(begin)

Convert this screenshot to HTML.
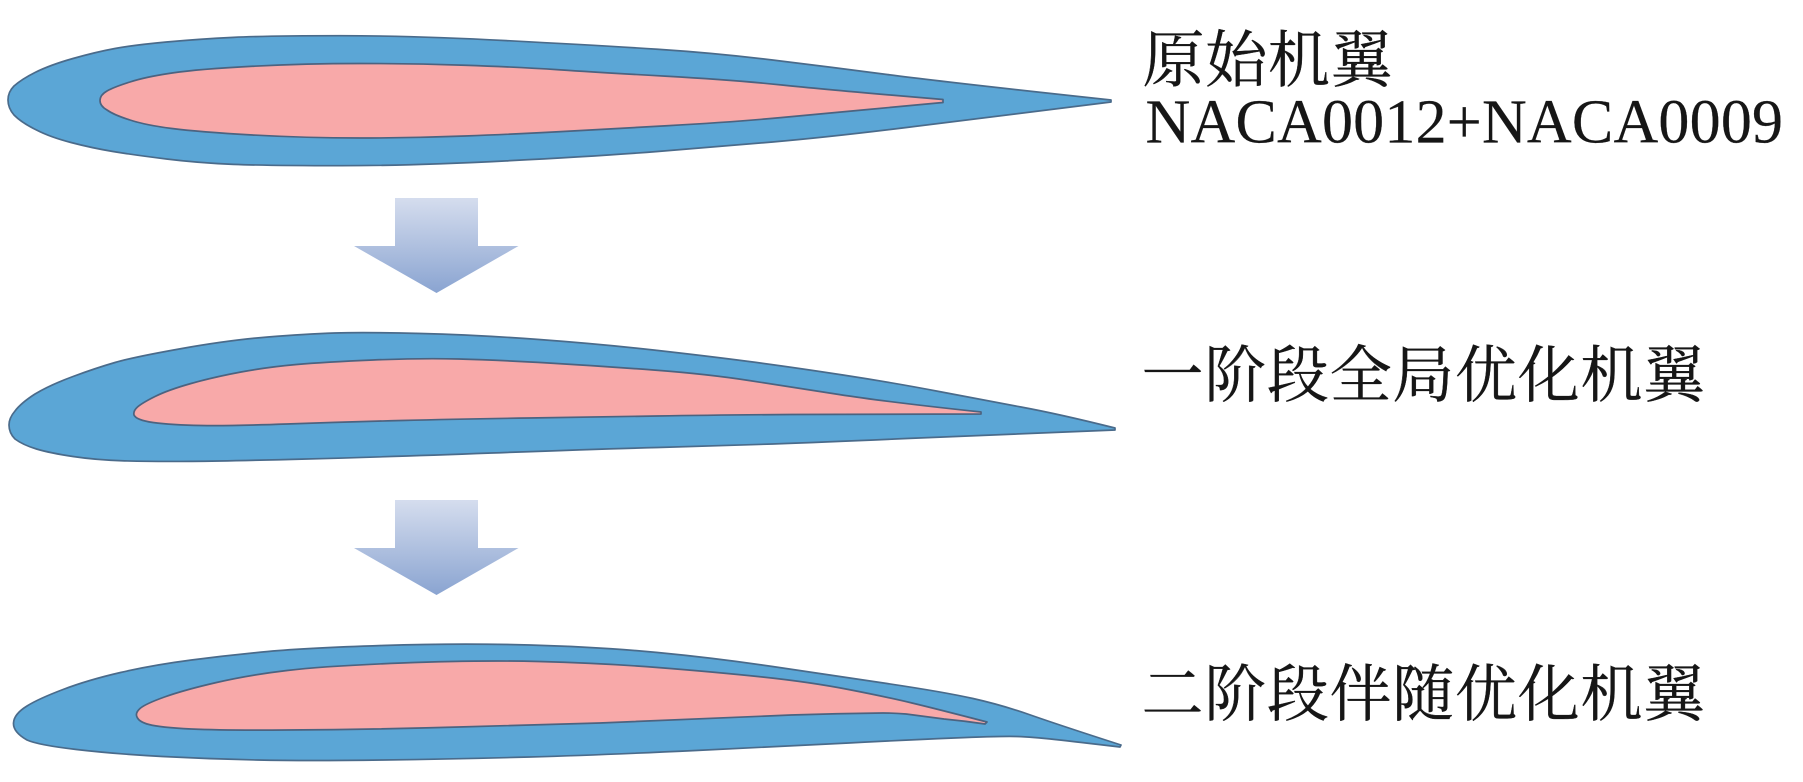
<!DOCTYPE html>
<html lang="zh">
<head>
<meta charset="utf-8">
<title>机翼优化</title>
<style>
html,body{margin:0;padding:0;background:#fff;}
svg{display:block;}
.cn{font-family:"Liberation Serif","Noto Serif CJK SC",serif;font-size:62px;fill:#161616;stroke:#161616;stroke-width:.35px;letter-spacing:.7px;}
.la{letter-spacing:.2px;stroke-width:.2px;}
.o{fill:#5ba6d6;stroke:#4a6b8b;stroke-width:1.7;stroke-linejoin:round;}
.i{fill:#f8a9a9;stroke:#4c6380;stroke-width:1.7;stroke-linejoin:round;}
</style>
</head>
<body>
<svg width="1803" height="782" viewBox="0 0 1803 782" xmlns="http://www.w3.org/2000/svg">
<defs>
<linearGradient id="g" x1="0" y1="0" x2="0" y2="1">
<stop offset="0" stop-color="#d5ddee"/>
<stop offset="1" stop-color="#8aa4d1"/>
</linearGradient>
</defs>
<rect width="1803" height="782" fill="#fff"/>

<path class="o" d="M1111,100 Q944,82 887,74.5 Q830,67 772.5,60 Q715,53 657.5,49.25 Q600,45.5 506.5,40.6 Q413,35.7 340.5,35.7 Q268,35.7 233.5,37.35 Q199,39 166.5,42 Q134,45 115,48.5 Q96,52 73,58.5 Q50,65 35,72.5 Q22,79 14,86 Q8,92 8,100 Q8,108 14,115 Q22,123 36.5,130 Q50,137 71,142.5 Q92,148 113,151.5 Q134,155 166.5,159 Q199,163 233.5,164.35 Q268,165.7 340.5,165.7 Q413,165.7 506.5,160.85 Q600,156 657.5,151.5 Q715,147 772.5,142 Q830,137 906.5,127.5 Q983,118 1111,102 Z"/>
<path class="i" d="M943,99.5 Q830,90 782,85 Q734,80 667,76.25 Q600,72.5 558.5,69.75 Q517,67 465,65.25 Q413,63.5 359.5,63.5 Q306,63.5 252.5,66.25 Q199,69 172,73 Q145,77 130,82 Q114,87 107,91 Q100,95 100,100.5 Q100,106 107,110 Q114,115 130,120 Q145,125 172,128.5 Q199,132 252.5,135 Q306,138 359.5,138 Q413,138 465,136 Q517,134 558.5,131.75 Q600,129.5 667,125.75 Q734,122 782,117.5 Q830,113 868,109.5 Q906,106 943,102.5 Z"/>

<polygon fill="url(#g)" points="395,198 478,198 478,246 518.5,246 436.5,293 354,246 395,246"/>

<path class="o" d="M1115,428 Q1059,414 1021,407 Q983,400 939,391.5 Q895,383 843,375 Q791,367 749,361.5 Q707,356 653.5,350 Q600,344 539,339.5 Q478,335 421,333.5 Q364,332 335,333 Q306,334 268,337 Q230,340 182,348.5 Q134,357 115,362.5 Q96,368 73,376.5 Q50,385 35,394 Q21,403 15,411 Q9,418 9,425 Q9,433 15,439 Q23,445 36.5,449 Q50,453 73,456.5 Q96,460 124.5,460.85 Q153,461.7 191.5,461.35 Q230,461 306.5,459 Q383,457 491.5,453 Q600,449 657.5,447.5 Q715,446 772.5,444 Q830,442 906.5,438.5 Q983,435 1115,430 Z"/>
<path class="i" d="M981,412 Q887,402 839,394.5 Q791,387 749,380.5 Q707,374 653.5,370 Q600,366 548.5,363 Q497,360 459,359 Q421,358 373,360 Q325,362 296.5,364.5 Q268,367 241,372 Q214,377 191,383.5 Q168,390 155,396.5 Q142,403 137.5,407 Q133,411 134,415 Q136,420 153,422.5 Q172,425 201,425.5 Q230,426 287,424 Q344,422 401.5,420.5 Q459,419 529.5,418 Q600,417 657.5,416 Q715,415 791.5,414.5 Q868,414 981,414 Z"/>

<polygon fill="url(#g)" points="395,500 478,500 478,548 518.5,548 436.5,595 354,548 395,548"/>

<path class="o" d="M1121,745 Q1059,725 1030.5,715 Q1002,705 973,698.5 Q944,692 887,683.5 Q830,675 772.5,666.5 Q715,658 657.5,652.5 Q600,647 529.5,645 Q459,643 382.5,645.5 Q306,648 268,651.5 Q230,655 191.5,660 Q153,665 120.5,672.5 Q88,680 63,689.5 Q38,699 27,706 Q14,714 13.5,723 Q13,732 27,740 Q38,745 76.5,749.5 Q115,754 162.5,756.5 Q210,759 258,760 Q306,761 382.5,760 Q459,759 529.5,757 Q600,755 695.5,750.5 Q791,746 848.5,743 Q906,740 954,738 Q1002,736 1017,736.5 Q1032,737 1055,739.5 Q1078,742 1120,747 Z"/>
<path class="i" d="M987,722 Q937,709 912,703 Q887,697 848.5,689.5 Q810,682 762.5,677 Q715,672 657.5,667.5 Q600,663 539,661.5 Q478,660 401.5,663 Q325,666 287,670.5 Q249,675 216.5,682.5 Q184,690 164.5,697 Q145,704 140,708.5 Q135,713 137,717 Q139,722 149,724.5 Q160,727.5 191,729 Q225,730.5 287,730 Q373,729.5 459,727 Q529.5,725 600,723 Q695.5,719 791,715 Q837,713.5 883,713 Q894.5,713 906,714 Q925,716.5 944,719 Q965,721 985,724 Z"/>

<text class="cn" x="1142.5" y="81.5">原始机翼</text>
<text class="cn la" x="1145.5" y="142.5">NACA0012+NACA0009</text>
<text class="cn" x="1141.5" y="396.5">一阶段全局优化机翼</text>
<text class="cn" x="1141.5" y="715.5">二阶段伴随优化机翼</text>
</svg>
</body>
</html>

(end)

Transcribe the preceding listing in its entirety and with exact wording, leaving out pictures.

Convert this screenshot to HTML.
<!DOCTYPE html>
<html lang="zh">
<head>
<meta charset="utf-8">
<title>机翼优化</title>
<style>
html,body{margin:0;padding:0;background:#fff;}
svg{display:block;}
.cn{font-family:"Liberation Serif","Noto Serif CJK SC",serif;font-size:62px;fill:#161616;stroke:#161616;stroke-width:.35px;letter-spacing:.7px;}
.la{letter-spacing:.2px;stroke-width:.2px;}
.o{fill:#5ba6d6;stroke:#4a6b8b;stroke-width:1.7;stroke-linejoin:round;}
.i{fill:#f8a9a9;stroke:#4c6380;stroke-width:1.7;stroke-linejoin:round;}
</style>
</head>
<body>
<svg width="1803" height="782" viewBox="0 0 1803 782" xmlns="http://www.w3.org/2000/svg">
<defs>
<linearGradient id="g" x1="0" y1="0" x2="0" y2="1">
<stop offset="0" stop-color="#d5ddee"/>
<stop offset="1" stop-color="#8aa4d1"/>
</linearGradient>
</defs>
<rect width="1803" height="782" fill="#fff"/>

<path class="o" d="M1111,100 Q944,82 887,74.5 Q830,67 772.5,60 Q715,53 657.5,49.25 Q600,45.5 506.5,40.6 Q413,35.7 340.5,35.7 Q268,35.7 233.5,37.35 Q199,39 166.5,42 Q134,45 115,48.5 Q96,52 73,58.5 Q50,65 35,72.5 Q22,79 14,86 Q8,92 8,100 Q8,108 14,115 Q22,123 36.5,130 Q50,137 71,142.5 Q92,148 113,151.5 Q134,155 166.5,159 Q199,163 233.5,164.35 Q268,165.7 340.5,165.7 Q413,165.7 506.5,160.85 Q600,156 657.5,151.5 Q715,147 772.5,142 Q830,137 906.5,127.5 Q983,118 1111,102 Z"/>
<path class="i" d="M943,99.5 Q830,90 782,85 Q734,80 667,76.25 Q600,72.5 558.5,69.75 Q517,67 465,65.25 Q413,63.5 359.5,63.5 Q306,63.5 252.5,66.25 Q199,69 172,73 Q145,77 130,82 Q114,87 107,91 Q100,95 100,100.5 Q100,106 107,110 Q114,115 130,120 Q145,125 172,128.5 Q199,132 252.5,135 Q306,138 359.5,138 Q413,138 465,136 Q517,134 558.5,131.75 Q600,129.5 667,125.75 Q734,122 782,117.5 Q830,113 868,109.5 Q906,106 943,102.5 Z"/>

<polygon fill="url(#g)" points="395,198 478,198 478,246 518.5,246 436.5,293 354,246 395,246"/>

<path class="o" d="M1115,428 Q1059,414 1021,407 Q983,400 939,391.5 Q895,383 843,375 Q791,367 749,361.5 Q707,356 653.5,350 Q600,344 539,339.5 Q478,335 421,333.5 Q364,332 335,333 Q306,334 268,337 Q230,340 182,348.5 Q134,357 115,362.5 Q96,368 73,376.5 Q50,385 35,394 Q21,403 15,411 Q9,418 9,425 Q9,433 15,439 Q23,445 36.5,449 Q50,453 73,456.5 Q96,460 124.5,460.85 Q153,461.7 191.5,461.35 Q230,461 306.5,459 Q383,457 491.5,453 Q600,449 657.5,447.5 Q715,446 772.5,444 Q830,442 906.5,438.5 Q983,435 1115,430 Z"/>
<path class="i" d="M981,412 Q887,402 839,394.5 Q791,387 749,380.5 Q707,374 653.5,370 Q600,366 548.5,363 Q497,360 459,359 Q421,358 373,360 Q325,362 296.5,364.5 Q268,367 241,372 Q214,377 191,383.5 Q168,390 155,396.5 Q142,403 137.5,407 Q133,411 134,415 Q136,420 153,422.5 Q172,425 201,425.5 Q230,426 287,424 Q344,422 401.5,420.5 Q459,419 529.5,418 Q600,417 657.5,416 Q715,415 791.5,414.5 Q868,414 981,414 Z"/>

<polygon fill="url(#g)" points="395,500 478,500 478,548 518.5,548 436.5,595 354,548 395,548"/>

<path class="o" d="M1121,745 Q1059,725 1030.5,715 Q1002,705 973,698.5 Q944,692 887,683.5 Q830,675 772.5,666.5 Q715,658 657.5,652.5 Q600,647 529.5,645 Q459,643 382.5,645.5 Q306,648 268,651.5 Q230,655 191.5,660 Q153,665 120.5,672.5 Q88,680 63,689.5 Q38,699 27,706 Q14,714 13.5,723 Q13,732 27,740 Q38,745 76.5,749.5 Q115,754 162.5,756.5 Q210,759 258,760 Q306,761 382.5,760 Q459,759 529.5,757 Q600,755 695.5,750.5 Q791,746 848.5,743 Q906,740 954,738 Q1002,736 1017,736.5 Q1032,737 1055,739.5 Q1078,742 1120,747 Z"/>
<path class="i" d="M987,722 Q937,709 912,703 Q887,697 848.5,689.5 Q810,682 762.5,677 Q715,672 657.5,667.5 Q600,663 539,661.5 Q478,660 401.5,663 Q325,666 287,670.5 Q249,675 216.5,682.5 Q184,690 164.5,697 Q145,704 140,708.5 Q135,713 137,717 Q139,722 149,724.5 Q160,727.5 191,729 Q225,730.5 287,730 Q373,729.5 459,727 Q529.5,725 600,723 Q695.5,719 791,715 Q837,713.5 883,713 Q894.5,713 906,714 Q925,716.5 944,719 Q965,721 985,724 Z"/>

<text class="cn" x="1142.5" y="81.5">原始机翼</text>
<text class="cn la" x="1145.5" y="142.5">NACA0012+NACA0009</text>
<text class="cn" x="1141.5" y="396.5">一阶段全局优化机翼</text>
<text class="cn" x="1141.5" y="715.5">二阶段伴随优化机翼</text>
</svg>
</body>
</html>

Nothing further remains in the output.